Archives: Journalism prize entriesTTTT

These are the journalism prize entries

Melanie Phillips

Melanie Phillips

Won for journalism published by The Observer. Melanie Phillips is a journalist and writer whose column currently appears in the Daily Mail. She joined the Evening Echo in Hemel Hampstead after reading English at St. Anne’s College, Oxford, and from there moved to The Guardian, via the New Society magazine. After a period as the paper’s news editor, she began writing her column in 1987, taking it to The Observer and the Sunday Times before joining the Daily Mail in 2001. She was one of the first British media figures to start a blog in 2003, moving it to The Spectator website in 2007. Her books include All Must Have Prizes, a critique of Britain’s education system; The Sex-Change Society: Feminised Britain and the Neutered Male, published by the Social Market Foundation; America’s Social Revolution, published by Civitas; The Ascent of Woman, a history of the ideas behind the female suffrage campaign, published by Little, Brown; and Londonistan, a bestseller in 2006. Her most recent book is The World Turned Upside Down.
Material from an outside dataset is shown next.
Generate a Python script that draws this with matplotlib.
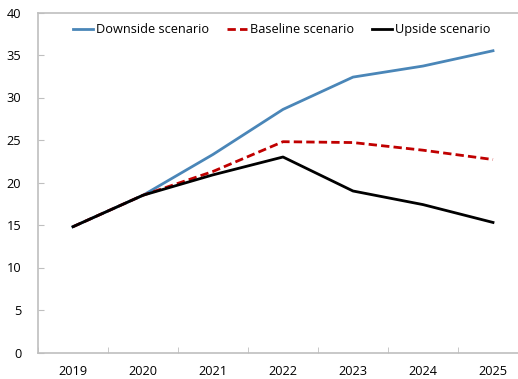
import numpy as np
import matplotlib.pyplot as plt

plt.rcParams['font.family'] = ['Open Sans', 'DejaVu Sans']
plt.rcParams['font.size'] = 9.2

years = ['2019', '2020', '2021', '2022', '2023', '2024', '2025']
downside = [14.8, 18.5, 23.3, 28.6, 32.4, 33.7, 35.5]
baseline = [14.8, 18.5, 21.3, 24.8, 24.7, 23.8, 22.7]
upside = [14.8, 18.5, 20.9, 23.0, 19.0, 17.4, 15.3]

x = np.arange(len(years))

fig = plt.figure(figsize=(5.18, 3.79), dpi=100)
ax = fig.add_axes([38 / 518, 1 - 352.5 / 379, 490 / 518, 340 / 379])

ax.plot(x, downside, color='#4a86b8', linewidth=2, label='Downside scenario')
ax.plot(x, baseline, color='#c00000', linewidth=2, linestyle=(0, (3, 1.5)), label='Baseline scenario')
ax.plot(x, upside, color='black', linewidth=2, label='Upside scenario')

ax.set_xlim(-0.5, 6.5)
ax.set_ylim(0, 40)
ax.set_yticks(range(0, 41, 5))
ax.set_xticks(x)
ax.set_xticklabels(years)
ax.set_xticks(np.arange(-0.5, 7, 1), minor=True)

ax.tick_params(axis='x', which='major', length=0, pad=9)
ax.tick_params(axis='x', which='minor', direction='in', length=4, color='#bfbfbf')
ax.tick_params(axis='y', direction='in', length=4, color='#bfbfbf', pad=12)

for side in ['left', 'bottom', 'top']:
    ax.spines[side].set_color('#bfbfbf')
    ax.spines[side].set_linewidth(1.2)
ax.spines['right'].set_visible(False)

ax.legend(loc='upper left', bbox_to_anchor=(0.053, 0.995), ncol=3, frameon=False,
          handlelength=1.6, handletextpad=0.2, columnspacing=1.4, borderaxespad=0.3)

fig.savefig('out.png', dpi=100)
She also wrote a play, Traitors, which was performed at the Drill Hall in London in 1985.

Paul Foot and Tim Laxton

Won for a special report in Private Eye: Not the Scott Report – Thatcher, Major and the Merchants of Death. Paul Foot (1937-2004) was a pioneering investigative journalist who worked for Private Eye, the Daily Mirror and The Guardian. He exposed the Poulson scandal, stood by the Bridgewater Four who were released 18 years after their wrongful conviction in 1978, and wrote a well-received critique on the Private Finance Initiative for Private Eye only a few weeks before his death. A former columnist for the Daily Mirror and The Guardian, Foot was well-known for his socialist views and attacks on Thatcherism, and was a founder member of the Socialist Workers’ Party. Since 2005, the Paul Foot Award has been awarded by Private Eye and The Guardian for investigative or campaigning journalism. Tim Laxton was a journalist, working as an investigative reporter for The Economist from 1998. In June 2007, he joined the investment-management organisation, AKO Capital LLP.

Neal Ascherson

Won for journalism published by The Independent on Sunday. Neal Ascherson is a Scottish journalist and writer who has written for The Guardian, The Scotsman, The Observer and the Independent on Sunday. Educated at Eton and King’s College, Cambridge, he was described by Eric Hobsbawm as ‘perhaps the most brilliant student I ever had. I didn’t really teach him much, I just let him get on with it.’ Despite offers to become an academic, Ascherson declined and moved into journalism instead. His books include The King Incorporated (1963), The Polish August (1981), The Nazi Legacy (1985), The Struggles for Poland (1987), Games With Shadows (1988), Black Sea (1995) and Stone Voices: The Search for Scotland (2002).